Stationed in Ada County, Meridian is the second-largest city in the state of Idaho. This high-ranked municipality in the United States has boosted its industry and economic growth over the past twenty years. The metropolis acts as a suburb of Boise and is a very safe place for locals and tourists. Families and tourists can enjoy many attractions and outdoor activities in and around the area.
Geography And Climate Of Meridian
Meridian is in the heart of the Treasure Valley in southwestern Idaho, with an elevation of 794 meters. Sixteen kilometers east of the city center is the state capital, Boise.
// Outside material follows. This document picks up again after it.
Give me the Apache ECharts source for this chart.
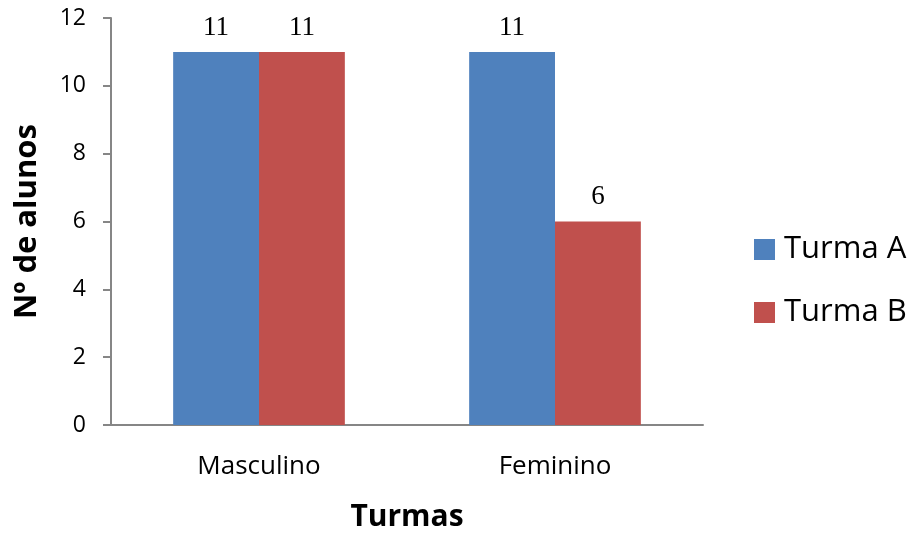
<!DOCTYPE html>
<html>
<head>
<meta charset="utf-8">
<script src="https://cdn.jsdelivr.net/npm/echarts@6/dist/echarts.min.js"></script>
<style>
  html, body { margin: 0; padding: 0; background: #fff; }
  #chart { width: 912px; height: 533px; }
</style>
</head>
<body>
<div id="chart"></div>
<script>
// Students per class, split by gender
const categories = ['Masculino', 'Feminino'];
const turmaA = [11, 11];
const turmaB = [11, 6];
const seriesNames = ['Turma A', 'Turma B'];
const yTicks = [0, 2, 4, 6, 8, 10, 12];

const uiFont = '"Open Sans", Lato, sans-serif';
const labelFont = '"Liberation Serif", "DejaVu Serif", serif';
const axisGray = '#868686';

const chart = echarts.init(document.getElementById('chart'));

function barSeries(name, values, color) {
  return {
    name: name,
    type: 'bar',
    data: values,
    barGap: '0%',
    barCategoryGap: '42%',
    itemStyle: { color: color },
    label: {
      show: true,
      position: 'top',
      distance: 11,
      fontFamily: labelFont,
      fontSize: 27,
      color: '#000'
    }
  };
}

chart.setOption({
  animation: false,
  backgroundColor: '#fff',
  grid: { left: 111, right: 209, top: 18, bottom: 108, containLabel: false, outerBoundsMode: 'none' },
  legend: {
    orient: 'vertical',
    left: 749,
    top: 229,
    itemWidth: 21,
    itemHeight: 21,
    itemGap: 32,
    icon: 'rect',
    data: seriesNames,
    textStyle: { fontFamily: uiFont, fontSize: 31, lineHeight: 21, color: '#000', padding: [0, 0, 0, 4] }
  },
  xAxis: {
    type: 'category',
    data: categories,
    name: 'Turmas',
    nameLocation: 'middle',
    nameGap: 77,
    nameMoveOverlap: false,
    nameTextStyle: { fontFamily: uiFont, fontSize: 30, fontWeight: 'bold', color: '#000' },
    axisLine: { lineStyle: { color: axisGray, width: 2 } },
    axisTick: { show: false },
    axisLabel: { fontFamily: uiFont, fontSize: 26, color: '#000', margin: 29 }
  },
  yAxis: {
    type: 'value',
    min: yTicks[0],
    max: yTicks[yTicks.length - 1],
    interval: 2,
    name: 'Nº de alunos',
    nameLocation: 'middle',
    nameGap: 68,
    nameMoveOverlap: false,
    nameTextStyle: { fontFamily: uiFont, fontSize: 31, fontWeight: 'bold', color: '#000' },
    axisLine: { show: true, lineStyle: { color: axisGray, width: 2 } },
    axisTick: { show: true, inside: false, length: 8, lineStyle: { color: axisGray, width: 2 } },
    splitLine: { show: false },
    axisLabel: { fontFamily: uiFont, fontSize: 23, color: '#000', margin: 25 }
  },
  series: [
    barSeries(seriesNames[0], turmaA, '#4F81BD'),
    barSeries(seriesNames[1], turmaB, '#C0504D')
  ]
});
</script>
</body>
</html>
Northeast of Meridian stands the majestic Rocky Mountains that shelter the region of the arctic airflow from Canada. Just over 56 kilometers west is where the Snake River crosses over into the coastal state of Oregon. Two hundred fifty kilometers south lies the Duck Valley Reservation, which intersects the Idaho and Nevada state borders. Enclosed by several reserves and national parks, the zone is known for bird watching, skiing, mountain biking, hiking, camping, and relaxing.
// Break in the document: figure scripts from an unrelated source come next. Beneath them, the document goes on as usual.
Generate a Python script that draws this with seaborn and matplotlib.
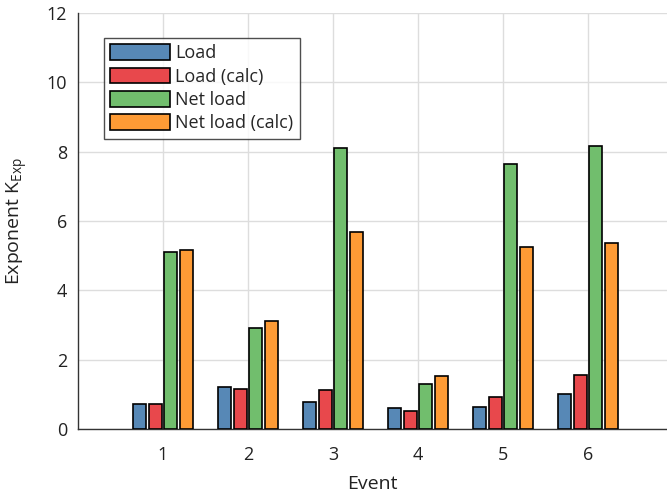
import matplotlib
matplotlib.use("Agg")
import matplotlib.pyplot as plt
import seaborn as sns
import pandas as pd

events = ["1", "2", "3", "4", "5", "6"]
series = ["Load", "Load (calc)", "Net load", "Net load (calc)"]
load = [0.72, 1.22, 0.78, 0.61, 0.63, 1.01]
load_calc = [0.71, 1.15, 1.13, 0.51, 0.93, 1.55]
net_load = [5.09, 2.91, 8.10, 1.29, 7.64, 8.15]
net_load_calc = [5.17, 3.11, 5.67, 1.54, 5.26, 5.35]
colors = ["#5788b6", "#e8484c", "#71be6d", "#fe9b35"]

rows = []
for name, vals in zip(series, [load, load_calc, net_load, net_load_calc]):
    for e, v in zip(events, vals):
        rows.append({"Event": e, "Series": name, "Value": v})
df = pd.DataFrame(rows)

sns.set_style("white")
plt.rcParams["font.family"] = ["Open Sans", "DejaVu Sans"]

fig = plt.figure(figsize=(6.67, 4.93), dpi=100)
ax = fig.add_axes([0.117, 0.130, 0.883, 0.844])

sns.barplot(data=df, x="Event", y="Value", hue="Series", order=events,
            hue_order=series, palette=colors, saturation=1, width=0.73, gap=0.18,
            edgecolor="black", linewidth=1.2, ax=ax, errorbar=None, zorder=3)

ax.set_ylim(0, 12)
ax.set_xlim(-1, 5.93)
ax.set_yticks(range(0, 13, 2))
ax.grid(True, color="#dddddd", linewidth=1.0, zorder=0)
ax.set_axisbelow(True)
for s in ["top", "right"]:
    ax.spines[s].set_visible(False)
for s in ["left", "bottom"]:
    ax.spines[s].set_color("#333333")
    ax.spines[s].set_linewidth(1.0)
ax.tick_params(axis="both", direction="in", length=5, color="#333333",
               labelsize=13, labelcolor="#222222")
ax.tick_params(axis="x", pad=12)
ax.tick_params(axis="y", pad=8)
ax.set_xlabel("Event", fontsize=14, color="#222222", labelpad=8)
ax.set_ylabel("Exponent K$_{\\mathregular{Exp}}$", fontsize=14, color="#222222", labelpad=12)

leg = ax.legend(loc="upper left", bbox_to_anchor=(0.044, 0.94), borderaxespad=0,
                fontsize=13, frameon=True, fancybox=False, edgecolor="#222222",
                handlelength=3.3, handleheight=0.95, labelspacing=0.3,
                handletextpad=0.3, borderpad=0.35, title=None)
leg.get_frame().set_linewidth(1.0)

fig.savefig("out.png", dpi=100)
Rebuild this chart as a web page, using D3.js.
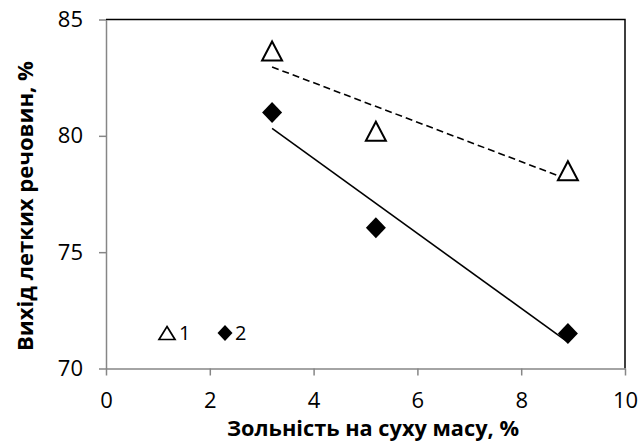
<!DOCTYPE html>
<html>
<head>
<meta charset="utf-8">
<script src="https://cdn.jsdelivr.net/npm/d3@7"></script>
<style>
  body { margin: 0; background: #fff; }
  text { font-family: "Open Sans", "Noto Sans", sans-serif; fill: #000; }
  .axis path, .axis line { stroke: #868686; stroke-width: 1.5; }
  .axis text { font-size: 22px; }
  .title { font-size: 20.5px; font-weight: bold; }
  .legend text { font-size: 20px; }
  .frame { fill: none; stroke: #000; stroke-width: 1.5; }
  .trend { fill: none; stroke: #000; stroke-width: 1.6; }
</style>
</head>
<body>
<script>
// series 1 (triangles) and 2 (diamonds)
const ash1 = [3.2, 5.2, 8.9];
const volatile1 = [83.65, 80.2, 78.5];
const ash2 = [3.2, 5.2, 8.9];
const volatile2 = [81.0, 76.05, 71.5];

const xTicks = [0, 2, 4, 6, 8, 10];
const yTicks = [70, 75, 80, 85];
const legendLabels = ["1", "2"];
const xTitle = "Зольність на суху масу, %";
const yTitle = "Вихід летких речовин, %";

const margin = { top: 19.5, right: 13, bottom: 73.5, left: 106 },
    width = 638 - margin.left - margin.right,
    height = 442 - margin.top - margin.bottom;

const x = d3.scaleLinear().domain([0, 10]).range([0, width]),
    y = d3.scaleLinear().domain([70, 85]).range([height, 0]);

const svg = d3.select('body').append('svg')
    .attr('width', 638)
    .attr('height', 442);

const g = svg.append('g')
    .attr('transform', 'translate(' + margin.left + ',' + margin.top + ')');

// top and right border of the plot area
g.append('path')
    .attr('class', 'frame')
    .attr('d', 'M0,0H' + width + 'V' + height);

g.append('g')
    .attr('class', 'axis')
    .attr('transform', 'translate(0,' + height + ')')
    .call(d3.axisBottom(x).tickValues(xTicks).tickSize(7).tickPadding(16.5).tickSizeOuter(0))
    .call(a => a.selectAll('text').attr('dy', '0.71em'));

g.append('g')
    .attr('class', 'axis')
    .call(d3.axisLeft(y).tickValues(yTicks).tickSize(7).tickPadding(16).tickSizeOuter(0));

// linear trend lines (least squares) over the data range
function fit(xs, ys) {
    const mx = d3.mean(xs), my = d3.mean(ys);
    const sxy = d3.sum(xs, (v, i) => (v - mx) * (ys[i] - my));
    const sxx = d3.sum(xs, v => (v - mx) * (v - mx));
    const k = sxy / sxx;
    return d3.extent(xs).map(v => [v, my + k * (v - mx)]);
}

const line = d3.line().x(d => x(d[0])).y(d => y(d[1]));

g.append('path')
    .attr('class', 'trend')
    .attr('stroke-dasharray', '7,4')
    .attr('d', line(fit(ash1, volatile1)));

g.append('path')
    .attr('class', 'trend')
    .attr('d', line(fit(ash2, volatile2)));

// markers, centred on their bounding box like in Excel
function triangle(w, h) {
    return 'M0,' + (-h / 2) + 'L' + (w / 2) + ',' + (h / 2) + 'L' + (-w / 2) + ',' + (h / 2) + 'Z';
}
function diamond(w, h) {
    return 'M0,' + (-h / 2) + 'L' + (w / 2) + ',0L0,' + (h / 2) + 'L' + (-w / 2) + ',0Z';
}

g.selectAll('.tri')
    .data(ash1.map((v, i) => [v, volatile1[i]]))
    .join('path')
    .attr('class', 'tri')
    .attr('transform', d => 'translate(' + x(d[0]) + ',' + y(d[1]) + ')')
    .attr('d', triangle(20, 19))
    .attr('fill', '#fff')
    .attr('stroke', '#000')
    .attr('stroke-width', 2);

g.selectAll('.dia')
    .data(ash2.map((v, i) => [v, volatile2[i]]))
    .join('path')
    .attr('class', 'dia')
    .attr('transform', d => 'translate(' + x(d[0]) + ',' + y(d[1]) + ')')
    .attr('d', diamond(20, 21))
    .attr('fill', '#000');

// legend inside the plot
const legend = svg.append('g')
    .attr('class', 'legend')
    .attr('transform', 'translate(167,333)');

legend.append('path')
    .attr('d', triangle(16, 13))
    .attr('fill', 'none')
    .attr('stroke', '#000')
    .attr('stroke-width', 1.7);
legend.append('text')
    .attr('x', 12)
    .attr('dy', '0.36em')
    .text(legendLabels[0]);

legend.append('path')
    .attr('transform', 'translate(58,0)')
    .attr('d', diamond(15, 16))
    .attr('fill', '#000');
legend.append('text')
    .attr('x', 68)
    .attr('dy', '0.36em')
    .text(legendLabels[1]);

// axis titles
svg.append('text')
    .attr('class', 'title')
    .attr('x', 373)
    .attr('y', 436)
    .attr('text-anchor', 'middle')
    .attr('textLength', 292)
    .attr('lengthAdjust', 'spacingAndGlyphs')
    .text(xTitle);

svg.append('text')
    .attr('class', 'title')
    .attr('transform', 'translate(33,206) rotate(-90)')
    .attr('text-anchor', 'middle')
    .attr('textLength', 290)
    .attr('lengthAdjust', 'spacingAndGlyphs')
    .text(yTitle);
</script>
</body>
</html>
Meridian has a dry, desert-like climate with short, sunny summers and long, snowy winters. The warmest temperatures are from June to September, with the hottest month being July, with temperatures of 33˚C. Rainfall is scarce throughout summers, but as the weather cools into autumn, precipitation accumulates more and turns into snowfall by November. By late fall, temperatures range from -2˚C to 6˚C, and the snowfall becomes heavier as winter approaches. December 27th is the snowiest day where over 20 centimeters could cover the landscape in a single day. Despite the cloudy and snowy winter days, Meridian residents will see an average of 211 sunny days each year.
History Of Meridian
Before the arrival of European colonizers, the Shoshone – Bannock tribes called Ada County home. The first settlers lived along the banks of Five Mile Creek, where water would flow throughout the year, despite the cold winter weather. By 1885, the first school had opened to the local people. A post office opened after the Hunter Railroad line entered the township. The village received the name Meridian in 1893, and ten years later, it was home to roughly 200 residents and a business district. It became the center of the dairy industry, with its first dairy farm opening in 1897. The community has celebrated its dairy farming traditions by hosting Dairy Days since 1929.
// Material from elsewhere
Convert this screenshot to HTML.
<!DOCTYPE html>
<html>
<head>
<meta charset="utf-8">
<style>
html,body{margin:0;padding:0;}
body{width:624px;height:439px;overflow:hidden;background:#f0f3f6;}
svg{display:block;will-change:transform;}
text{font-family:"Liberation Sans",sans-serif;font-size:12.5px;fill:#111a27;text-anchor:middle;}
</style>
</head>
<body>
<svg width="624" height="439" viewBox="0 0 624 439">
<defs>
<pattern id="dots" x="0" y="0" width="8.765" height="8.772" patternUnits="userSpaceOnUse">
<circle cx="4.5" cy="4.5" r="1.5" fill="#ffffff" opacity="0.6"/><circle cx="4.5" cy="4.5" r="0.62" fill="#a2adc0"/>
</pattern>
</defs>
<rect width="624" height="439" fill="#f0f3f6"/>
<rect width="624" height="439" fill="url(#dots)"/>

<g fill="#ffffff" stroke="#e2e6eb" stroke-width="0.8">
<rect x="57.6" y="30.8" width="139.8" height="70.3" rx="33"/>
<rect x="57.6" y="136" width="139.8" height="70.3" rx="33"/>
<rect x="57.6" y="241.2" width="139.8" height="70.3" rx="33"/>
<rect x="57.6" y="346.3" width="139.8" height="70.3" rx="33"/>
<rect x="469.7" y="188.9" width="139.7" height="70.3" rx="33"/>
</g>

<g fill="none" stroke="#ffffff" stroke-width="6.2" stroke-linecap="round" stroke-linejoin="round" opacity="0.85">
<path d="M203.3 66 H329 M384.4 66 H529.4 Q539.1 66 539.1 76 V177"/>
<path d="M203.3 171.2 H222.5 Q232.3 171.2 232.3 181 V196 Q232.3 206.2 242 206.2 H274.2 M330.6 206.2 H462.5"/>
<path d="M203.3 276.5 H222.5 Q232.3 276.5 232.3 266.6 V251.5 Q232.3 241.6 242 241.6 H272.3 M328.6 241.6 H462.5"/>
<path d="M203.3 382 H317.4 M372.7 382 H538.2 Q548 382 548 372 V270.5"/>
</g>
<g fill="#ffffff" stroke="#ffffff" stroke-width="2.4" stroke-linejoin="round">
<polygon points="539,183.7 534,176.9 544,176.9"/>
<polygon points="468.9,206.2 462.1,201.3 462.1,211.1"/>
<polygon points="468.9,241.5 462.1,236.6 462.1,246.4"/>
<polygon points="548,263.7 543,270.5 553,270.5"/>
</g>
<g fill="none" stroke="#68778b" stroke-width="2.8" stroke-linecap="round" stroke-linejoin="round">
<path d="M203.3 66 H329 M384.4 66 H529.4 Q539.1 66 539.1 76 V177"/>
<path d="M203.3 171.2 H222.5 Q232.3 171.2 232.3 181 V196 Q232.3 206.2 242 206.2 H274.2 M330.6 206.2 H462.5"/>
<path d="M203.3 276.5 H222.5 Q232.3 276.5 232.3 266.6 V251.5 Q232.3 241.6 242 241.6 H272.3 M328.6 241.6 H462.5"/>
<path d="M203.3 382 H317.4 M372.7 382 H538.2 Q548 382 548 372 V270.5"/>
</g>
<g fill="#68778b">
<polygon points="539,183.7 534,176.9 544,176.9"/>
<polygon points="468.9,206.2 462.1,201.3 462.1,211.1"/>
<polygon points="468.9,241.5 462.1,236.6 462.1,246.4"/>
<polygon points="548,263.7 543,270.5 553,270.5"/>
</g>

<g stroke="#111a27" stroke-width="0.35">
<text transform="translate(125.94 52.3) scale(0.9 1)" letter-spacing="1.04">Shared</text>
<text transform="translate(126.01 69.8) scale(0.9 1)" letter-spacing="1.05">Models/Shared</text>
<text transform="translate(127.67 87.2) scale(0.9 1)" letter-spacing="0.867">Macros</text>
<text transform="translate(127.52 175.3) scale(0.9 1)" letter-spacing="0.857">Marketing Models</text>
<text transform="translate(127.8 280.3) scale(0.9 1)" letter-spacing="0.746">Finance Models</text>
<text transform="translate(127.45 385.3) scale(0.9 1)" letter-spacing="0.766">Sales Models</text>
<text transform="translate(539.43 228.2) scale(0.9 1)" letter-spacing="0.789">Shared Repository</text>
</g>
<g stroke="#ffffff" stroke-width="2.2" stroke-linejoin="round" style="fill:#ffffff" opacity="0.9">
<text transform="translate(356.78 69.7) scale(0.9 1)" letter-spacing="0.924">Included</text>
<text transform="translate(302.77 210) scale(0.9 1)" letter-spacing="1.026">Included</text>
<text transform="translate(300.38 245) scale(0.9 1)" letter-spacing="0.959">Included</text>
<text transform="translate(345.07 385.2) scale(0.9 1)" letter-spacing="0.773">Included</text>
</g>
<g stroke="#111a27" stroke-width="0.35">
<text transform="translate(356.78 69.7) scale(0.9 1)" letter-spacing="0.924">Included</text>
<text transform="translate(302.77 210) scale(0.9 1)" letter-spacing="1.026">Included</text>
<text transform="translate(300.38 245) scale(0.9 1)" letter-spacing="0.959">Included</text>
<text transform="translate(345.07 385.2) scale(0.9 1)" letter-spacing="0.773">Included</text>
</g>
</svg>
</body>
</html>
Population And Economy Of Meridian
Meridian has seen a 33.3% population increase since 2020, making it the fastest-growing city in the Gem State. Home to more than 125,000 people, which has almost doubled from the 2010 census of approximately 75,000 citizens. Many young couples and families consider moving to the city for its key location and low traffic. Home to 40 schools, 36 of which are public and 4 are private schools, and the town spends virtually $6,100 on each student. Meridian’s unemployment rate is below the national average at 3.4% and has a median household income of $63,225. Home appreciation has risen over 39% in the past year, making the average house price $505,000. The top three best companies in the city are Idaho Timber, Scentsy, and Hill Construction.
Attractions In Meridian
Eagle Island State Park
North of the city’s boundary is a 2.2 sq. km park with a swimming beach, green space, picnic areas, and 8 km of trails. On the paths, visitors may go horseback riding, hiking, dog walking, or cycling. Hidden in the trees is a 19-hole disc golf course that will challenge any competitor. In the winter, the snow hill provides runs for tubing and a terrain park for skiers or snowboarders for an extreme experience.
Roaring Springs Water Park
The largest water park in the northwestern United States is an excellent place for anyone to cool down in the summer heat. Thrill-seekers can experience over 20 water attractions, including a giant wave pool. Throughout the park, visitors can rent cabanas to hide under shade and keep their belongings safe. The water park remains open from June to August, depending on the weather.
Twenty-seven kilometers south of Meridian lies the mysterious Kuna Caves. The cave was formed by volcanic material and was a lava tube at one point in time. The lava tube connected the cave to the Snake River. Rumor has it that nomadic native tribes used to travel underground via the dried-out lava tubes. Now visitors can climb down a 50-foot ladder to enter the cave while undertaking a lesson about the history of the cave.